• **What is asked**
Reproduce the material that follows, please, but only from its first line to the line containing "sub_top_x = [412]", inclusive.

---- Material provided

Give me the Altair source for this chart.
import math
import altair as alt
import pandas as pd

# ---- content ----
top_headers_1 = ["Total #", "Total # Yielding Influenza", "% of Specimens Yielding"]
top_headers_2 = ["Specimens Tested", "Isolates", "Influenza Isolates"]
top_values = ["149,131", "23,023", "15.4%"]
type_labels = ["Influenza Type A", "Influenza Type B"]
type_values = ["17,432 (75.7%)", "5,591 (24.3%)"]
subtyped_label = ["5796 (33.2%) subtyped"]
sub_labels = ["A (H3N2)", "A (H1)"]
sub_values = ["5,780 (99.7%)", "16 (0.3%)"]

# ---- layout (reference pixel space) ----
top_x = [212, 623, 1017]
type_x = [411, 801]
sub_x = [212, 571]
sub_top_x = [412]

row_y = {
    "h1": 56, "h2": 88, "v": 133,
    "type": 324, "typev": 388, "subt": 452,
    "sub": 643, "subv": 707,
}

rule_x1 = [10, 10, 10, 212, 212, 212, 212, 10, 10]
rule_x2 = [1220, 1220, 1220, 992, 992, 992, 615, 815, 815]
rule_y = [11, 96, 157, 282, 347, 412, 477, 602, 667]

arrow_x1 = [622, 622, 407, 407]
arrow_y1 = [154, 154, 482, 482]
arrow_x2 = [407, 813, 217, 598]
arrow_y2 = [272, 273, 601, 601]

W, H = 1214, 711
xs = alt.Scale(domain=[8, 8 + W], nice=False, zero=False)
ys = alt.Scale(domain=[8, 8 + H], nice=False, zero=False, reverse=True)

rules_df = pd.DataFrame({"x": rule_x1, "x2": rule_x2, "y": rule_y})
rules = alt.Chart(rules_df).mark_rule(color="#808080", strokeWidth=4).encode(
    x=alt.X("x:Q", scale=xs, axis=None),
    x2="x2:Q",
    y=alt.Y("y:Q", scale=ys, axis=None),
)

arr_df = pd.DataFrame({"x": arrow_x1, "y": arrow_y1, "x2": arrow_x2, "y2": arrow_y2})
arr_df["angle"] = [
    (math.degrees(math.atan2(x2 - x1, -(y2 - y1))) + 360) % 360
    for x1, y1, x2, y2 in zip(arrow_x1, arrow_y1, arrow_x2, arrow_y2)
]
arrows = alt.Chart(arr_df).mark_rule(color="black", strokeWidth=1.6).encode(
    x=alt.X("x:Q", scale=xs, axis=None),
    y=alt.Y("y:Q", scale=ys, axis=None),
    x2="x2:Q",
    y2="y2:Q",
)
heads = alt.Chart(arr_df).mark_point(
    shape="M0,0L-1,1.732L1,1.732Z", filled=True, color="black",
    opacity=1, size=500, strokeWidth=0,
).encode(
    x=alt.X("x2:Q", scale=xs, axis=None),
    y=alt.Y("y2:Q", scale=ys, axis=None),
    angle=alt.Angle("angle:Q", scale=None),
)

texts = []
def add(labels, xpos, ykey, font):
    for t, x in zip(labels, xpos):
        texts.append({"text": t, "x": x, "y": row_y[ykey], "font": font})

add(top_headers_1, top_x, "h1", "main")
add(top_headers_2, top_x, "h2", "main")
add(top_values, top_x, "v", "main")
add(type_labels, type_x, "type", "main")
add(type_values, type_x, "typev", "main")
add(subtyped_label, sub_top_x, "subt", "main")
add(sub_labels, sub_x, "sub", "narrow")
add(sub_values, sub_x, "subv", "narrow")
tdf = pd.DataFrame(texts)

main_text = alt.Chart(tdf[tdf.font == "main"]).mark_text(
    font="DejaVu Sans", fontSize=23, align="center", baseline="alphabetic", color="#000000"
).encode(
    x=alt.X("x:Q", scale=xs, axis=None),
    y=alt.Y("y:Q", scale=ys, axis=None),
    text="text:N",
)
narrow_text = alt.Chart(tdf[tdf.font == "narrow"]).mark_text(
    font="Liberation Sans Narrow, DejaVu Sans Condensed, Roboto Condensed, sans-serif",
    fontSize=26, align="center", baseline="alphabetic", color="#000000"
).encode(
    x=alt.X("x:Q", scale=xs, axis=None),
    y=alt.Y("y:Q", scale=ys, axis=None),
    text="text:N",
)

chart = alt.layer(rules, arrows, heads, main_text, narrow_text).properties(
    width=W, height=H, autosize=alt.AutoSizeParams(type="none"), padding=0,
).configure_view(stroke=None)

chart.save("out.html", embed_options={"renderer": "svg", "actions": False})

--------

• **Written solution**
Give me the Altair source for this chart.
import math
import altair as alt
import pandas as pd

# ---- content ----
top_headers_1 = ["Total #", "Total # Yielding Influenza", "% of Specimens Yielding"]
top_headers_2 = ["Specimens Tested", "Isolates", "Influenza Isolates"]
top_values = ["149,131", "23,023", "15.4%"]
type_labels = ["Influenza Type A", "Influenza Type B"]
type_values = ["17,432 (75.7%)", "5,591 (24.3%)"]
subtyped_label = ["5796 (33.2%) subtyped"]
sub_labels = ["A (H3N2)", "A (H1)"]
sub_values = ["5,780 (99.7%)", "16 (0.3%)"]

# ---- layout (reference pixel space) ----
top_x = [212, 623, 1017]
type_x = [411, 801]
sub_x = [212, 571]
sub_top_x = [412]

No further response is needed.